In the entries below, count every line with the string "this". State the count and nothing else.

╔══

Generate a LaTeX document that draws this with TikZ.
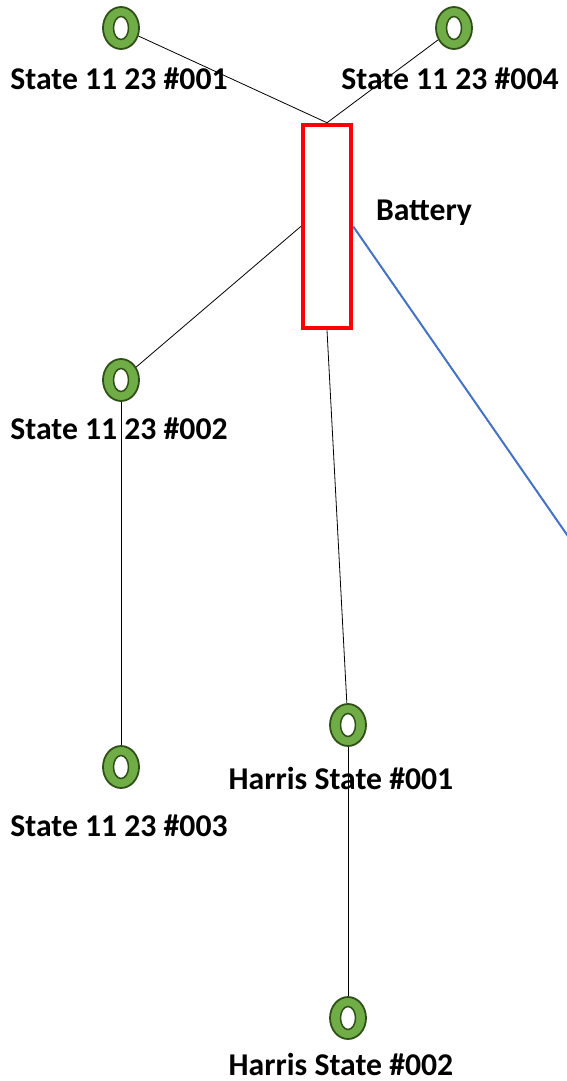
\documentclass[tikz,border=0pt]{standalone}
\usepackage{fontspec}
\setmainfont{Carlito}
\usetikzlibrary{shapes.geometric}
\definecolor{ringfill}{HTML}{70AD47}
\definecolor{ringedge}{HTML}{2F5118}
\definecolor{bline}{HTML}{4472C4}
\begin{document}
\begin{tikzpicture}[x=1pt,y=-1pt,
  ring/.style={ellipse,draw=ringedge,line width=1.8pt,fill=ringfill,minimum width=36pt,minimum height=42pt,inner sep=0pt},
  lbl/.style={font=\bfseries\fontsize{31.7}{36}\selectfont,inner sep=0pt},
  conn/.style={black,line width=0.8pt},
  batt/.style={rectangle,draw=red,line width=4.5pt,fill=white,minimum width=48pt,minimum height=203pt,inner sep=0pt}]
\useasboundingbox (0,0) rectangle (567,1081);
\newcommand{\hole}[1]{\filldraw[fill=white,draw=ringedge,line width=1.5pt] (#1) ellipse [x radius=7.5pt,y radius=11.5pt];}
\node[ring] (s1) at (121,28) {};
\node[ring] (s4) at (454,28) {};
\node[ring] (s2) at (121,380) {};
\node[ring] (s3) at (121,767) {};
\node[ring] (h1) at (348,725) {};
\node[ring] (h2) at (348,1018) {};
\foreach \n in {s1,s4,s2,s3,h1,h2} {\hole{\n}}
\node[batt] (bat) at (327,226.5) {};
\node[lbl] (l1) at (119,79) {State 11 23 \#001};
\node[lbl] (l4) at (450,79) {State 11 23 \#004};
\node[lbl] (lb) at (424,213) {Battery};
\node[lbl] (l2) at (119,429) {State 11 23 \#002};
\node[lbl] (l3) at (119,826) {State 11 23 \#003};
\node[lbl] (lh1) at (341,778) {Harris State \#001};
\node[lbl] (lh2) at (341,1064) {Harris State \#002};
\coordinate (bend) at (572,542);
\draw[conn] (s1) -- (bat.north);
\draw[conn] (s4) -- (bat.north);
\draw[conn] (bat.west) -- (s2);
\draw[conn] (s2) -- (s3);
\draw[conn] (bat.south) -- (h1);
\draw[conn] (h1) -- (h2);
\draw[bline,line width=2pt] (bat.east) -- (bend);
\end{tikzpicture}
\end{document}
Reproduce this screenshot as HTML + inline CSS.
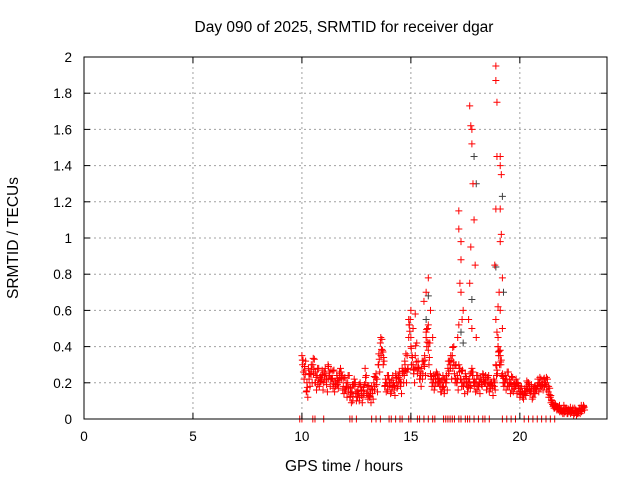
<!DOCTYPE html>
<html><head><meta charset="utf-8"><style>
body{margin:0;background:#fff}
svg{display:block;font-family:"Liberation Sans",sans-serif}
</style></head><body>
<svg id="chart" width="640" height="480">
<rect width="640" height="480" fill="#fff"/>
<g id="grid"></g>
<g id="marks"></g>
<rect x="84" y="57" width="523" height="362" fill="none" stroke="#000" stroke-width="1"/>
<g id="ticks"></g>
<text x="344" y="32" font-size="15.5" text-anchor="middle">Day 090 of 2025, SRMTID for receiver dgar</text>
<text x="344" y="471" font-size="15.5" text-anchor="middle">GPS time / hours</text>
<text x="18" y="238" font-size="15.5" text-anchor="middle" transform="rotate(-90 18 238)">SRMTID / TECUs</text>
</svg>
<script>
const xTicks=[0,5,10,15,20];
const yTicks=[0,0.2,0.4,0.6,0.8,1,1.2,1.4,1.6,1.8,2];
const yTickLabels=["0","0.2","0.4","0.6","0.8","1","1.2","1.4","1.6","1.8","2"];
const baseStart=10.0, baseStep=0.1;
const valsA=[0.35,0.22,0.15,0.28,0.25,0.30,0.20,0.24,0.18,0.22,
0.20,0.25,0.30,0.18,0.22,0.15,0.24,0.20,0.26,0.18,
0.16,0.20,0.12,0.15,0.22,0.10,0.14,0.18,0.12,0.28,
0.15,0.12,0.18,0.20,0.25,0.30,0.42,0.38,0.18,0.20,
0.22,0.15,0.20,0.25,0.18,0.22,0.28,0.24,0.20,0.45,
0.40,0.30,0.35,0.25,0.22,0.28,0.30,0.45,0.38,0.25,
0.20,0.18,0.25,0.22,0.15,0.18,0.20,0.28,0.30,0.35,
0.25,0.20,0.30,0.22,0.18,0.25,0.15,0.20,0.28,0.22,
0.20,0.18,0.22,0.25,0.20,0.18,0.15,0.20,0.22,0.30,
0.40,0.35,0.25,0.20,0.22,0.18,0.20,0.15,0.18,0.20,
0.12,0.15,0.14,0.18,0.20,0.15,0.12,0.14,0.18,0.20,
0.18,0.22,0.20,0.15,0.12,0.08,0.06,0.05,0.06,0.04,
0.05,0.04,0.03,0.05,0.04,0.03,0.02,0.04,0.05,0.06];
const valsB=[0.30,0.27,0.20,0.22,0.30,0.25,0.26,0.19,0.23,0.27,
0.24,0.19,0.22,0.27,0.17,0.21,0.19,0.25,0.22,0.14,
0.20,0.15,0.17,0.10,0.18,0.14,0.10,0.13,0.16,0.20,
0.11,0.16,0.14,0.16,0.19,0.36,0.35,0.30,0.22,0.16,
0.18,0.20,0.16,0.20,0.23,0.18,0.25,0.30,0.35,0.52,
0.30,0.25,0.28,0.32,0.26,0.22,0.35,0.40,0.30,0.22,
0.24,0.22,0.20,0.18,0.20,0.14,0.24,0.25,0.35,0.28,
0.20,0.24,0.26,0.18,0.22,0.20,0.20,0.17,0.24,0.18,
0.16,0.22,0.19,0.21,0.24,0.22,0.19,0.17,0.18,0.24,
0.35,0.30,0.20,0.24,0.18,0.22,0.16,0.19,0.22,0.17,
0.15,0.12,0.17,0.15,0.16,0.19,0.16,0.18,0.22,0.17,
0.20,0.18,0.16,0.12,0.09,0.07,0.08,0.06,0.04,0.05,
0.03,0.06,0.05,0.03,0.06,0.05,0.04,0.06,0.04,0.07];
const valsC=[0.26,0.32,0.12,0.18,0.20,0.33,0.16,0.28,0.24,0.16,
0.28,0.15,0.24,0.22,0.27,0.19,0.17,0.28,0.16,0.23,
0.12,0.24,0.09,0.19,0.14,0.16,0.20,0.09,0.19,0.14,
0.18,0.09,0.11,0.23,0.15,0.26,0.44,0.32,0.15,0.24,
0.14,0.24,0.13,0.17,0.26,0.14,0.20,0.36,0.28,0.55,
0.34,0.20,0.42,0.28,0.18,0.32,0.24,0.50,0.42,0.18,
0.16,0.26,0.20,0.15,0.24,0.22,0.16,0.32,0.22,0.40,
0.30,0.16,0.22,0.27,0.14,0.18,0.22,0.26,0.20,0.15,
0.24,0.14,0.18,0.20,0.16,0.24,0.20,0.13,0.16,0.25,
0.30,0.24,0.18,0.16,0.26,0.14,0.23,0.20,0.14,0.15,
0.18,0.11,0.13,0.20,0.14,0.11,0.18,0.16,0.15,0.22,
0.16,0.19,0.22,0.17,0.10,0.06,0.07,0.05,0.05,0.03,
0.06,0.03,0.04,0.04,0.02,0.05,0.03,0.03,0.06,0.05];
const spikeT=[14.9,15.0,15.1,15.0,15.2,15.6,15.7,15.8,15.9,15.8,15.7,16.0,
17.2,17.2,17.3,17.3,17.25,17.4,17.2,17.3,17.15,17.35,
17.7,17.75,17.8,17.8,17.85,17.9,17.75,17.95,17.7,17.65,17.8,18.0,
18.9,18.9,18.95,18.95,18.9,18.85,19.0,18.9,18.95,19.0,
19.1,19.1,19.15,19.1,19.15,19.1,19.2,19.05,19.1,19.2,19.0,19.1];
const spikeV=[0.55,0.60,0.50,0.45,0.58,0.65,0.70,0.78,0.60,0.52,0.48,0.45,
1.15,1.05,0.98,0.88,0.75,0.60,0.52,0.70,0.45,0.55,
1.73,1.62,1.60,1.52,1.30,1.10,0.95,0.85,0.75,0.55,0.50,0.45,
1.95,1.87,1.75,1.45,1.16,0.85,0.62,0.55,0.48,0.40,
1.45,1.40,1.35,1.16,1.02,0.98,0.78,0.70,0.60,0.50,0.45,0.38];
const zeroT=[9.9,10.0,10.5,10.6,11.0,12.2,12.3,12.5,13.2,13.4,13.6,14.0,14.1,14.3,14.5,14.6,14.9,15.0,15.3,15.4,15.6,15.8,16.0,16.1,
16.5,16.6,16.7,16.8,16.9,17.0,17.2,17.3,17.5,17.6,17.7,17.9,18.1,18.3,18.4,18.6,19.2,19.4,19.6,19.8,20.2,20.4,20.6,20.8,21.0,21.2,21.4,21.6];
const grayT=[17.4,17.8,17.9,18.0,18.9,19.2,19.25,15.8,15.7,17.3];
const grayV=[0.42,0.66,1.45,1.3,0.84,1.23,0.7,0.68,0.55,0.48];

const X=t=>84+t*(523/24), Y=v=>419-v*181;
const ns="http://www.w3.org/2000/svg";
const grid=document.getElementById('grid'),ticks=document.getElementById('ticks'),marks=document.getElementById('marks');
function mk(tag,attrs,parent){const e=document.createElementNS(ns,tag);for(const k in attrs)e.setAttribute(k,attrs[k]);parent.appendChild(e);return e;}
xTicks.forEach(t=>{
 const l=mk('line',{x1:X(t),x2:X(t),y1:57,y2:419,stroke:'#a0a0a0','stroke-dasharray':'2,3'},grid);
 
 
 mk('line',{x1:X(t),x2:X(t),y1:419,y2:413,stroke:'#000'},ticks);
 mk('line',{x1:X(t),x2:X(t),y1:57,y2:63,stroke:'#000'},ticks);
 const tx=mk('text',{x:X(t),y:441,'font-size':13.5,'text-anchor':'middle'},ticks);
 tx.textContent=t;
 
 
});
yTicks.forEach((v,i)=>{
 const l=mk('line',{x1:84,x2:607,y1:Y(v),y2:Y(v),stroke:'#a0a0a0','stroke-dasharray':'2,3'},grid);
 
 
 mk('line',{x1:84,x2:90,y1:Y(v),y2:Y(v),stroke:'#000'},ticks);
 mk('line',{x1:601,x2:607,y1:Y(v),y2:Y(v),stroke:'#000'},ticks);
 const tx=mk('text',{x:72,y:Y(v)+5,'font-size':13.5,'text-anchor':'end'},ticks);
 tx.textContent=yTickLabels[i];
 
 
});
function plus(t,v,c){
 const p=mk('path',{d:`M${X(t)-3.5},${Y(v)}h7M${X(t)},${Y(v)-3.5}v7`,stroke:c,'stroke-width':1,fill:'none'},marks);
 
 
}
grayT.forEach((t,i)=>plus(t,grayV[i],'#404040'));
valsA.forEach((v,i)=>{const t=baseStart+i*baseStep;plus(t,v,'red');plus(t+0.05,(v+valsB[i])/2,'red');});
valsB.forEach((v,i)=>plus(baseStart+i*baseStep+0.03,v,'red'));
valsC.forEach((v,i)=>{const t=baseStart+i*baseStep+0.07;plus(t,v,'red');plus(t-0.05,(v+valsA[i])/2+0.02,'red');});
spikeT.forEach((t,i)=>plus(t,spikeV[i],'red'));
zeroT.forEach(t=>plus(t,0,'red'));
</script>
</body></html>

╚══

▶ **Result of the exercise**
2